Done well, construction contract management turns contracts into active controls for scope, cost, and accountability. Done poorly, they become silent sources of risk.
Learn more about Contract Milestones and how they turn complex construction obligations into clear, trackable checkpoints that keep delivery, approvals, and payments aligned.
What Is Contract Management in Construction?
Construction contract management is the day-to-day process of controlling how contracts are created, executed, monitored, and closed throughout a construction project.
In practical terms, it covers everything that happens after a contract is signed, including:
- Creating and issuing owner, contractor, and subcontractor agreements
- Managing scope, milestones, and deliverables
- Handling variations, change orders, and claims
- Tracking certifications, invoices, and payments
- Monitoring compliance, deadlines, and obligations
- Closing out contracts at project completion
Unlike generic contract management, construction contract management operates inside live projects. It connects legal terms with site execution, procurement workflows, and financial controls—so that scope, time, cost, and risk stay aligned as the project evolves.
Why Contract Management Matters in the Construction Industry
Construction projects operate under constant pressure—tight margins, complex scopes, multiple stakeholders, and long payment cycles. Contracts are the only mechanism that governs how these moving parts stay aligned. When contract terms are not actively managed during execution, small gaps quickly turn into disputes, delays, and financial losses.
Effective construction contract management keeps commercial, legal, and operational commitments synchronized. It ensures that changes are controlled, payments are recovered on time, risks are contained, and accountability is clear across owners, contractors, and subcontractors.
1. Boosts Profit
Construction contract management directly protects project margins.
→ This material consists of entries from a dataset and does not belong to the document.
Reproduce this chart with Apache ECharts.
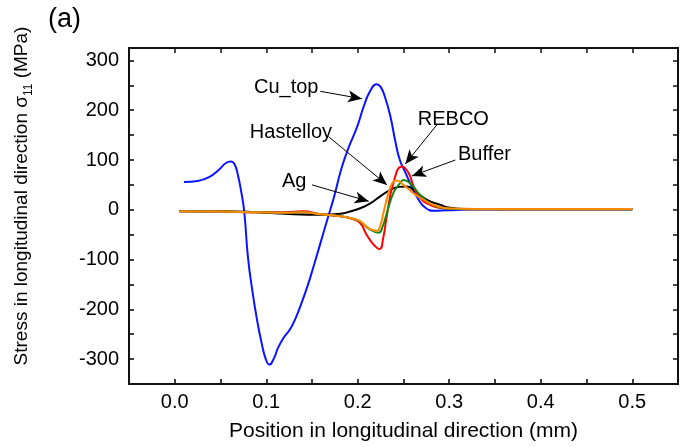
<!DOCTYPE html>
<html>
<head>
<meta charset="utf-8">
<style>
    html, body { margin: 0; padding: 0; background: #fff; }
    #main { width: 683px; height: 447px; }
</style>
<script src="https://cdn.jsdelivr.net/npm/echarts@6/dist/echarts.min.js"></script>
</head>
<body>
<div id="main"></div>
<script>
    // 数据 (x: mm, y: MPa)
    var cuTop = [[0.010,56],[0.025,58],[0.038,66],[0.048,80],[0.056,94],[0.0615,97],[0.0655,91],[0.069,70],[0.0725,38],[0.076,-5],[0.080,-95],[0.085,-165],[0.090,-222],[0.095,-268],[0.0995,-300],[0.1035,-311],[0.108,-300],[0.113,-277],[0.119,-257],[0.126,-240],[0.132,-218],[0.138,-190],[0.145,-154],[0.152,-112],[0.160,-62],[0.167,-18],[0.174,25],[0.182,82],[0.190,125],[0.199,165],[0.207,210],[0.214,240],[0.2203,252],[0.225,247],[0.230,225],[0.236,185],[0.241,138],[0.246,100],[0.252,75],[0.259,47],[0.2665,20],[0.274,4],[0.283,-2],[0.298,-1],[0.32,0.5],[0.40,1],[0.50,1]];
    var ag = [[0.005,-3],[0.05,-3],[0.09,-5],[0.13,-9],[0.16,-10],[0.181,-8],[0.1925,-3],[0.2027,3],[0.2137,13],[0.2246,27],[0.2356,40],[0.245,46],[0.2538,47],[0.262,38],[0.2757,20],[0.290,10],[0.301,4],[0.32,1.5],[0.40,1],[0.50,1]];
    var rebco = [[0.005,-3],[0.05,-3.5],[0.09,-5],[0.12,-5],[0.14,-3],[0.16,-9],[0.181,-13],[0.195,-19],[0.2027,-27],[0.2097,-50],[0.2173,-70],[0.2238,-79],[0.228,-55],[0.2317,-13],[0.239,54],[0.2483,87],[0.2556,74],[0.261,47],[0.268,24],[0.279,10],[0.294,3],[0.32,1],[0.40,1],[0.50,1]];
    var buffer = [[0.005,-3],[0.05,-3.5],[0.09,-5],[0.12,-6],[0.14,-5],[0.16,-9],[0.181,-13],[0.195,-18],[0.2027,-24],[0.212,-38],[0.2228,-46],[0.227,-35],[0.2317,-7],[0.239,34],[0.2465,54],[0.250,60],[0.259,50],[0.268,30],[0.279,13],[0.294,3],[0.32,1],[0.40,1],[0.50,1]];
    var hastelloy = [[0.005,-3],[0.05,-3.5],[0.09,-5],[0.12,-6],[0.14,-5],[0.16,-9],[0.181,-13],[0.195,-18],[0.2027,-23],[0.2118,-37],[0.217,-41],[0.221,-42],[0.2245,-33],[0.228,-7],[0.2337,34],[0.239,57],[0.2422,59],[0.250,50],[0.261,33],[0.272,20],[0.2866,7],[0.301,2.5],[0.33,1.5],[0.40,1.5],[0.50,1.5]];

    // 标注: 文字中心 / 箭头起点 / 箭头终点
    var noteNames = ['Cu_top', 'Hastelloy', 'Ag', 'REBCO', 'Buffer'];
    var notePos = [[0.1218,245],[0.127,155],[0.1305,57],[0.3045,181],[0.3385,112]];
    var arrowFrom = [[0.159,238],[0.168,147],[0.150,50],[0.2866,171],[0.3067,100]];
    var arrowTo = [[0.2046,223],[0.232,50],[0.212,17],[0.252,92],[0.2593,68]];

    var font = "'Liberation Sans', Arial, sans-serif";
    var myChart = echarts.init(document.getElementById('main'));

    function xLabel(v) {
        var r = Math.round(v * 100);
        return (r % 10 === 0 && r >= 0 && r <= 50) ? (r / 100).toFixed(1) : '';
    }
    function yLabel(v) {
        return (v % 100 === 0 && Math.abs(v) <= 300) ? String(v) : '';
    }

    function lineSeries(name, data, color, z) {
        return {
            name: name, type: 'line', data: data, z: z,
            showSymbol: false, smooth: 0.5,
            lineStyle: { color: color, width: 2 }
        };
    }

    var notes = [], arrows = [];
    for (var i = 0; i < noteNames.length; i++) {
        notes.push({ name: noteNames[i], value: notePos[i] });
        arrows.push([{ coord: arrowFrom[i] }, { coord: arrowTo[i] }]);
    }

    var option = {
        animation: false,
        backgroundColor: '#fff',
        title: {
            text: '(a)', left: 43, top: 1,
            textStyle: { fontFamily: font, fontSize: 27, fontWeight: 'normal', color: '#000' }
        },
        grid: {
            left: 129, right: 5, top: 48, bottom: 63, outerBoundsMode: 'none',
            show: true, borderColor: '#111111', borderWidth: 2, backgroundColor: 'rgba(0,0,0,0)', z: 20
        },
        xAxis: [{
            type: 'value', min: -0.05, max: 0.55, interval: 0.05,
            name: 'Position in longitudinal direction (mm)',
            nameLocation: 'middle', nameGap: 37,
            nameTextStyle: { fontFamily: font, fontSize: 21, color: '#000' },
            axisLine: { show: true, onZero: false, lineStyle: { color: '#000', width: 1.5 } },
            axisTick: { show: true, inside: true, length: 5, lineStyle: { color: '#000', width: 1.5 } },
            splitLine: { show: false },
            axisLabel: { formatter: xLabel, margin: 8, fontFamily: font, fontSize: 20, color: '#000' }
        }, {
            type: 'value', position: 'top', min: -0.05, max: 0.55, interval: 0.05, z: 30,
            axisLine: { show: true, onZero: false, lineStyle: { color: '#111111', width: 2 } },
            axisTick: { show: true, inside: true, length: 5, lineStyle: { color: '#111111', width: 1.5 } },
            splitLine: { show: false },
            axisLabel: { show: false }
        }],
        yAxis: [{
            type: 'value', min: -350, max: 325, interval: 50,
            axisLine: { show: true, onZero: false, lineStyle: { color: '#000', width: 1.5 } },
            axisTick: { show: true, inside: true, length: 5, lineStyle: { color: '#000', width: 1.5 } },
            splitLine: { show: false },
            axisLabel: { formatter: yLabel, margin: 10, fontFamily: font, fontSize: 20, color: '#000' }
        }, {
            type: 'value', position: 'right', min: -350, max: 325, interval: 50, z: 30,
            axisLine: { show: true, onZero: false, lineStyle: { color: '#111111', width: 2 } },
            axisTick: { show: true, inside: true, length: 5, lineStyle: { color: '#111111', width: 1.5 } },
            splitLine: { show: false },
            axisLabel: { show: false }
        }],
        graphic: [{
            type: 'text', x: 22, y: 196, rotation: Math.PI / 2,
            style: {
                text: 'Stress in longitudinal direction σ{sub|11} (MPa)',
                font: '19px ' + font, fill: '#000',
                align: 'center', verticalAlign: 'middle', lineHeight: 26,
                rich: { sub: { fontSize: 12, fontFamily: font, lineHeight: 12, verticalAlign: 'bottom' } }
            }
        }],
        series: [
            lineSeries('Cu_top', cuTop, '#0a14ff', 2),
            lineSeries('Ag', ag, '#000000', 3),
            lineSeries('REBCO', rebco, '#ff0000', 4),
            lineSeries('Buffer', buffer, '#108a10', 5),
            lineSeries('Hastelloy', hastelloy, '#ff8a00', 6),
            {
                type: 'scatter', data: notes, symbolSize: 1, z: 10,
                xAxisIndex: 1, yAxisIndex: 1,
                itemStyle: { color: 'transparent', opacity: 1 },
                label: {
                    show: true, position: 'inside', formatter: '{b}',
                    fontFamily: font, fontSize: 20, color: '#000', opacity: 1, textBorderWidth: 0
                },
                markLine: {
                    silent: true, symbol: ['none', 'arrow'], symbolSize: [9, 14],
                    label: { show: false },
                    lineStyle: { color: '#000', width: 1, type: 'solid', opacity: 1 },
                    data: arrows
                }
            }
        ]
    };
    myChart.setOption(option);
</script>
</body>
</html>
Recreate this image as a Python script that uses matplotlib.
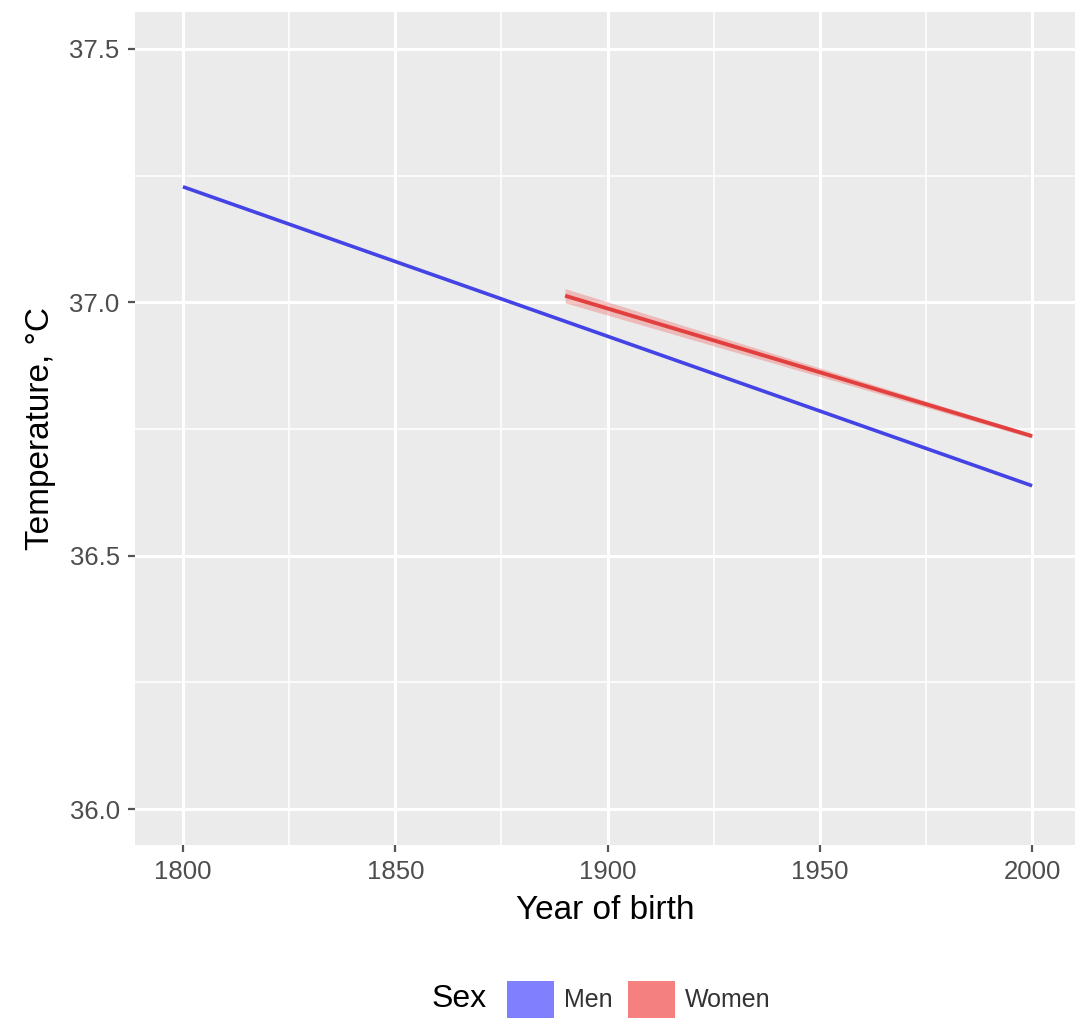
import matplotlib
matplotlib.use("Agg")
import matplotlib.pyplot as plt
from matplotlib.patches import Patch
from matplotlib.ticker import MultipleLocator

plt.rcParams["font.family"] = ["Liberation Sans", "DejaVu Sans"]

# fitted trend lines (start/end of each regression line)
men_years = [1800, 2000]
men_temp = [37.228, 36.638]
women_years = [1890, 2000]
women_temp = [37.013, 36.736]
women_lo = [36.999, 36.732]
women_hi = [37.027, 36.740]

fig = plt.figure(figsize=(10.79, 10.32), dpi=100)
ax = fig.add_axes([0.1251, 0.1812, 0.8712, 0.8072])
ax.set_facecolor("#ebebeb")

ax.fill_between(women_years, women_lo, women_hi, color="#f08080", alpha=0.45, lw=0)
ax.plot(men_years, men_temp, color="#4343e6", lw=2.6, solid_capstyle="butt")
ax.plot(women_years, women_temp, color="#e2403f", lw=2.8, solid_capstyle="butt")

ax.set_xlim(1788.7, 2010.1)
ax.set_ylim(35.929, 37.573)
ax.xaxis.set_major_locator(MultipleLocator(50))
ax.xaxis.set_minor_locator(MultipleLocator(25))
ax.yaxis.set_major_locator(MultipleLocator(0.5))
ax.yaxis.set_minor_locator(MultipleLocator(0.25))
ax.yaxis.set_major_formatter(matplotlib.ticker.FormatStrFormatter("%.1f"))
ax.grid(which="major", color="white", lw=2.2)
ax.grid(which="minor", color="white", lw=1.1)
ax.set_axisbelow(True)
for s in ax.spines.values():
    s.set_visible(False)
ax.tick_params(which="major", length=5, width=1.6, color="#555555",
               labelsize=18.5, labelcolor="#4d4d4d", pad=6)
ax.tick_params(which="minor", length=0)

ax.set_xlabel("Year of birth", fontsize=24, labelpad=8)
ax.set_ylabel("Temperature, °C", fontsize=24, labelpad=10)

handles = [Patch(facecolor="#8080ff", label="Men"),
           Patch(facecolor="#f58080", label="Women")]
fig.text(0.400, 0.0315, "Sex", fontsize=23, va="center", ha="left")
leg = fig.legend(handles=handles, ncol=2, loc="center left", bbox_to_anchor=(0.458, 0.0315),
                 frameon=False, fontsize=18, handlelength=1.9, handleheight=1.9,
                 handletextpad=0.4, columnspacing=0.6, borderpad=0)
for t in leg.get_texts():
    t.set_color("#333333")

fig.savefig("out.png", dpi=100)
By tracking pricing terms, approved variations, escalation clauses, and entitlement conditions, teams prevent revenue leakage and recover costs that would otherwise be missed. Structured oversight ensures that change orders are captured, claims are substantiated, and unplanned expenses do not silently erode profitability.
2. Reduces Risk
Proper contract oversight reduces legal, financial, and compliance exposure across the project lifecycle.
Active monitoring of obligations, deadlines, warranties, insurance requirements, and regulatory clauses minimizes the likelihood of disputes, penalties, and non-compliance. Clear documentation and audit trails also strengthen the organization’s position if conflicts escalate into formal claims or litigation.
3. Improves Cash Flow
In construction, cash flow is governed by contract terms.
Payment schedules, milestone certifications, retention releases, variation approvals, and claim timelines all determine when and how money moves. Without disciplined tracking, invoices stall, certifications are delayed, and approved entitlements remain uncollected.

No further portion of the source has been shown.